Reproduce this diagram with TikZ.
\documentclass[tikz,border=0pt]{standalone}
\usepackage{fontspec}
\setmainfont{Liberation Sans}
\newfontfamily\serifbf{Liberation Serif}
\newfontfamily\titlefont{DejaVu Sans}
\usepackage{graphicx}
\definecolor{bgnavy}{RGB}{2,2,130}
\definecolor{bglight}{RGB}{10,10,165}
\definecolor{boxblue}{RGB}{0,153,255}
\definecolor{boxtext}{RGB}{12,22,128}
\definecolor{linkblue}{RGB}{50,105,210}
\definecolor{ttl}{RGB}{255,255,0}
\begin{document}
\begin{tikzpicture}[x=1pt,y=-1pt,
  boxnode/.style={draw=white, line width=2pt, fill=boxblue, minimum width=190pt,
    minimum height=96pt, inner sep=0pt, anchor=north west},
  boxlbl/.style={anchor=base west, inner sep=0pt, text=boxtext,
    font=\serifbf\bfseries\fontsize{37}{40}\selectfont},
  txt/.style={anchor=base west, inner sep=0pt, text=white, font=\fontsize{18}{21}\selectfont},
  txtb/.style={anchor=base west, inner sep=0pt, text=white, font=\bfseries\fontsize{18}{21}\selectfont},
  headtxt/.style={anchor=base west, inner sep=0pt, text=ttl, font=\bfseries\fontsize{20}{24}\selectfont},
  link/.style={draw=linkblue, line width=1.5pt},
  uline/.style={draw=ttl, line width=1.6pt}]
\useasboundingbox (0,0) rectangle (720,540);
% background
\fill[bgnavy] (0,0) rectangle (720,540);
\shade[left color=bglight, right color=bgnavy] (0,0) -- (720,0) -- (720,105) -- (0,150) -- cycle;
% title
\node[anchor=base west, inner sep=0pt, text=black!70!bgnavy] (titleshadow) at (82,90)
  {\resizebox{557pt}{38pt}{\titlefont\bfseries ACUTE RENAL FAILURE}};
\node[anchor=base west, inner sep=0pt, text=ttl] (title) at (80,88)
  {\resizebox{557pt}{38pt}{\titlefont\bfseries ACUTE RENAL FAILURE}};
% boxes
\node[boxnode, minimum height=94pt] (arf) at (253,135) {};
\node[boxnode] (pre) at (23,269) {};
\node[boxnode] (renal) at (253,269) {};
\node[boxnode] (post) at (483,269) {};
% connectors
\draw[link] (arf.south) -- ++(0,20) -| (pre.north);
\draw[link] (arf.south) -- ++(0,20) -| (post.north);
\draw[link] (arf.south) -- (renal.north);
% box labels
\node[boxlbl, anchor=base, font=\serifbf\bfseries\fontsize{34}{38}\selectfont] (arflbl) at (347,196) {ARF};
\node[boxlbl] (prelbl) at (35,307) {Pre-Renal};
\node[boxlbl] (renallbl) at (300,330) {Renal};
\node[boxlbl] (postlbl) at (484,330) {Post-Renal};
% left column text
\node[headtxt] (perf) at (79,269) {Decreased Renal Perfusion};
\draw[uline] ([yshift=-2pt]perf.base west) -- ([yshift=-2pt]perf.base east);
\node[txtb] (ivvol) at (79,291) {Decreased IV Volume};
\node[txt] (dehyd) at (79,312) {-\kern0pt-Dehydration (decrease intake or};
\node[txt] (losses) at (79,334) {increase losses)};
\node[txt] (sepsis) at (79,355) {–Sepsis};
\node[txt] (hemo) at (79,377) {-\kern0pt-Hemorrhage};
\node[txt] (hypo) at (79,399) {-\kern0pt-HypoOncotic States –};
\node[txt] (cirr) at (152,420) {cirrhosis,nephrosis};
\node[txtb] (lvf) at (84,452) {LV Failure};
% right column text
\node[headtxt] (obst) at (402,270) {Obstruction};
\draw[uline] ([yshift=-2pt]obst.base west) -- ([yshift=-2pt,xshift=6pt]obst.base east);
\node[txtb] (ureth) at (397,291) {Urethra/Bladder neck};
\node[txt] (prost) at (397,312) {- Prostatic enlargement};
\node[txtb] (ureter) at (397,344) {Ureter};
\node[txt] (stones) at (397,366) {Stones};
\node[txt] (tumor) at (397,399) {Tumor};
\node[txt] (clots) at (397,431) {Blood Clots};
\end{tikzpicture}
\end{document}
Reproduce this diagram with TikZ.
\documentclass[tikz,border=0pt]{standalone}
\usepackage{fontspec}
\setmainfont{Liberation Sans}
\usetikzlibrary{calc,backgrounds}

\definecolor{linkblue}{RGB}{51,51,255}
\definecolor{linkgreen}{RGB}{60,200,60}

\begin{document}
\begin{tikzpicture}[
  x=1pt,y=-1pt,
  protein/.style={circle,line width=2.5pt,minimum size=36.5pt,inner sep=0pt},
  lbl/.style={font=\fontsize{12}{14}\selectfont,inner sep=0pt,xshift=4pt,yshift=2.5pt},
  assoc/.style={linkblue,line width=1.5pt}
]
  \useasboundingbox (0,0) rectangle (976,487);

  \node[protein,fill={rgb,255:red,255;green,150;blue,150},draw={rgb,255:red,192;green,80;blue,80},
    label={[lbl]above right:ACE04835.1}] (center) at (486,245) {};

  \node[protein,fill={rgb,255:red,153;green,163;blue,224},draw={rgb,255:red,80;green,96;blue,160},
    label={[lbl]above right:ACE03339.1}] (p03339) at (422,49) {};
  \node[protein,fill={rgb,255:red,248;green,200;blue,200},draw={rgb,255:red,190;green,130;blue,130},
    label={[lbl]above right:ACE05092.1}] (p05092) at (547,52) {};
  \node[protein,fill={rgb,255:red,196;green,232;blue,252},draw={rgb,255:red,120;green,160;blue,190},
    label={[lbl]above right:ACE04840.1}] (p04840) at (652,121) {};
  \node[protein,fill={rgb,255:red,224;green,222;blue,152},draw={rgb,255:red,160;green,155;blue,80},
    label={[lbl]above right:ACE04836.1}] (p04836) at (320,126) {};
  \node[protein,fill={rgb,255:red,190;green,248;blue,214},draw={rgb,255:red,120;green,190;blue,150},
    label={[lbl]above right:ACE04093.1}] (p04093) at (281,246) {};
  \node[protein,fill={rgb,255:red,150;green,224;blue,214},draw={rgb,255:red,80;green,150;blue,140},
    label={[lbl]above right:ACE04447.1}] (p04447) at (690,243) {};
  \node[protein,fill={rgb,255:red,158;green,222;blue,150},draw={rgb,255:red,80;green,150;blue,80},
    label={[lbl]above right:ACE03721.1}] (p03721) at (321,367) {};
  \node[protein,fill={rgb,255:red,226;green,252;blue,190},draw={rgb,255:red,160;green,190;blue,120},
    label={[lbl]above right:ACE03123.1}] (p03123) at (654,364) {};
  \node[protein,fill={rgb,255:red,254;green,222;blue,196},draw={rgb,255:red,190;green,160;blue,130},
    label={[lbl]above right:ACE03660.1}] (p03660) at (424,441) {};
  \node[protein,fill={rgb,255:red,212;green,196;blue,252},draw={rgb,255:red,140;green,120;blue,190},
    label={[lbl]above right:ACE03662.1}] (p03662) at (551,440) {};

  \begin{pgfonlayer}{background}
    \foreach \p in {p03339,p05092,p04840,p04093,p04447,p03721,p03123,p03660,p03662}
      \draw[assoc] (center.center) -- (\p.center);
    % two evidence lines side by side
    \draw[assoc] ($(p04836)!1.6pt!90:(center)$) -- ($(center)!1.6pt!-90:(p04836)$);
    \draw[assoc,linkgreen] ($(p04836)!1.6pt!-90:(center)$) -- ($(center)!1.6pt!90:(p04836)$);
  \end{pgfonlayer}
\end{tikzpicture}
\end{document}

━━━━━━━━━━

Write down the full listing again, exactly.

Reproduce this diagram with TikZ.
\documentclass[tikz,border=0pt]{standalone}
\usepackage{fontspec}
\setmainfont{Liberation Sans}
\newfontfamily\serifbf{Liberation Serif}
\newfontfamily\titlefont{DejaVu Sans}
\usepackage{graphicx}
\definecolor{bgnavy}{RGB}{2,2,130}
\definecolor{bglight}{RGB}{10,10,165}
\definecolor{boxblue}{RGB}{0,153,255}
\definecolor{boxtext}{RGB}{12,22,128}
\definecolor{linkblue}{RGB}{50,105,210}
\definecolor{ttl}{RGB}{255,255,0}
\begin{document}
\begin{tikzpicture}[x=1pt,y=-1pt,
  boxnode/.style={draw=white, line width=2pt, fill=boxblue, minimum width=190pt,
    minimum height=96pt, inner sep=0pt, anchor=north west},
  boxlbl/.style={anchor=base west, inner sep=0pt, text=boxtext,
    font=\serifbf\bfseries\fontsize{37}{40}\selectfont},
  txt/.style={anchor=base west, inner sep=0pt, text=white, font=\fontsize{18}{21}\selectfont},
  txtb/.style={anchor=base west, inner sep=0pt, text=white, font=\bfseries\fontsize{18}{21}\selectfont},
  headtxt/.style={anchor=base west, inner sep=0pt, text=ttl, font=\bfseries\fontsize{20}{24}\selectfont},
  link/.style={draw=linkblue, line width=1.5pt},
  uline/.style={draw=ttl, line width=1.6pt}]
\useasboundingbox (0,0) rectangle (720,540);
% background
\fill[bgnavy] (0,0) rectangle (720,540);
\shade[left color=bglight, right color=bgnavy] (0,0) -- (720,0) -- (720,105) -- (0,150) -- cycle;
% title
\node[anchor=base west, inner sep=0pt, text=black!70!bgnavy] (titleshadow) at (82,90)
  {\resizebox{557pt}{38pt}{\titlefont\bfseries ACUTE RENAL FAILURE}};
\node[anchor=base west, inner sep=0pt, text=ttl] (title) at (80,88)
  {\resizebox{557pt}{38pt}{\titlefont\bfseries ACUTE RENAL FAILURE}};
% boxes
\node[boxnode, minimum height=94pt] (arf) at (253,135) {};
\node[boxnode] (pre) at (23,269) {};
\node[boxnode] (renal) at (253,269) {};
\node[boxnode] (post) at (483,269) {};
% connectors
\draw[link] (arf.south) -- ++(0,20) -| (pre.north);
\draw[link] (arf.south) -- ++(0,20) -| (post.north);
\draw[link] (arf.south) -- (renal.north);
% box labels
\node[boxlbl, anchor=base, font=\serifbf\bfseries\fontsize{34}{38}\selectfont] (arflbl) at (347,196) {ARF};
\node[boxlbl] (prelbl) at (35,307) {Pre-Renal};
\node[boxlbl] (renallbl) at (300,330) {Renal};
\node[boxlbl] (postlbl) at (484,330) {Post-Renal};
% left column text
\node[headtxt] (perf) at (79,269) {Decreased Renal Perfusion};
\draw[uline] ([yshift=-2pt]perf.base west) -- ([yshift=-2pt]perf.base east);
\node[txtb] (ivvol) at (79,291) {Decreased IV Volume};
\node[txt] (dehyd) at (79,312) {-\kern0pt-Dehydration (decrease intake or};
\node[txt] (losses) at (79,334) {increase losses)};
\node[txt] (sepsis) at (79,355) {–Sepsis};
\node[txt] (hemo) at (79,377) {-\kern0pt-Hemorrhage};
\node[txt] (hypo) at (79,399) {-\kern0pt-HypoOncotic States –};
\node[txt] (cirr) at (152,420) {cirrhosis,nephrosis};
\node[txtb] (lvf) at (84,452) {LV Failure};
% right column text
\node[headtxt] (obst) at (402,270) {Obstruction};
\draw[uline] ([yshift=-2pt]obst.base west) -- ([yshift=-2pt,xshift=6pt]obst.base east);
\node[txtb] (ureth) at (397,291) {Urethra/Bladder neck};
\node[txt] (prost) at (397,312) {- Prostatic enlargement};
\node[txtb] (ureter) at (397,344) {Ureter};
\node[txt] (stones) at (397,366) {Stones};
\node[txt] (tumor) at (397,399) {Tumor};
\node[txt] (clots) at (397,431) {Blood Clots};
\end{tikzpicture}
\end{document}
Reproduce this diagram with TikZ.
\documentclass[tikz,border=0pt]{standalone}
\usepackage{fontspec}
\setmainfont{Liberation Sans}
\usetikzlibrary{calc,backgrounds}

\definecolor{linkblue}{RGB}{51,51,255}
\definecolor{linkgreen}{RGB}{60,200,60}

\begin{document}
\begin{tikzpicture}[
  x=1pt,y=-1pt,
  protein/.style={circle,line width=2.5pt,minimum size=36.5pt,inner sep=0pt},
  lbl/.style={font=\fontsize{12}{14}\selectfont,inner sep=0pt,xshift=4pt,yshift=2.5pt},
  assoc/.style={linkblue,line width=1.5pt}
]
  \useasboundingbox (0,0) rectangle (976,487);

  \node[protein,fill={rgb,255:red,255;green,150;blue,150},draw={rgb,255:red,192;green,80;blue,80},
    label={[lbl]above right:ACE04835.1}] (center) at (486,245) {};

  \node[protein,fill={rgb,255:red,153;green,163;blue,224},draw={rgb,255:red,80;green,96;blue,160},
    label={[lbl]above right:ACE03339.1}] (p03339) at (422,49) {};
  \node[protein,fill={rgb,255:red,248;green,200;blue,200},draw={rgb,255:red,190;green,130;blue,130},
    label={[lbl]above right:ACE05092.1}] (p05092) at (547,52) {};
  \node[protein,fill={rgb,255:red,196;green,232;blue,252},draw={rgb,255:red,120;green,160;blue,190},
    label={[lbl]above right:ACE04840.1}] (p04840) at (652,121) {};
  \node[protein,fill={rgb,255:red,224;green,222;blue,152},draw={rgb,255:red,160;green,155;blue,80},
    label={[lbl]above right:ACE04836.1}] (p04836) at (320,126) {};
  \node[protein,fill={rgb,255:red,190;green,248;blue,214},draw={rgb,255:red,120;green,190;blue,150},
    label={[lbl]above right:ACE04093.1}] (p04093) at (281,246) {};
  \node[protein,fill={rgb,255:red,150;green,224;blue,214},draw={rgb,255:red,80;green,150;blue,140},
    label={[lbl]above right:ACE04447.1}] (p04447) at (690,243) {};
  \node[protein,fill={rgb,255:red,158;green,222;blue,150},draw={rgb,255:red,80;green,150;blue,80},
    label={[lbl]above right:ACE03721.1}] (p03721) at (321,367) {};
  \node[protein,fill={rgb,255:red,226;green,252;blue,190},draw={rgb,255:red,160;green,190;blue,120},
    label={[lbl]above right:ACE03123.1}] (p03123) at (654,364) {};
  \node[protein,fill={rgb,255:red,254;green,222;blue,196},draw={rgb,255:red,190;green,160;blue,130},
    label={[lbl]above right:ACE03660.1}] (p03660) at (424,441) {};
  \node[protein,fill={rgb,255:red,212;green,196;blue,252},draw={rgb,255:red,140;green,120;blue,190},
    label={[lbl]above right:ACE03662.1}] (p03662) at (551,440) {};

  \begin{pgfonlayer}{background}
    \foreach \p in {p03339,p05092,p04840,p04093,p04447,p03721,p03123,p03660,p03662}
      \draw[assoc] (center.center) -- (\p.center);
    % two evidence lines side by side
    \draw[assoc] ($(p04836)!1.6pt!90:(center)$) -- ($(center)!1.6pt!-90:(p04836)$);
    \draw[assoc,linkgreen] ($(p04836)!1.6pt!-90:(center)$) -- ($(center)!1.6pt!90:(p04836)$);
  \end{pgfonlayer}
\end{tikzpicture}
\end{document}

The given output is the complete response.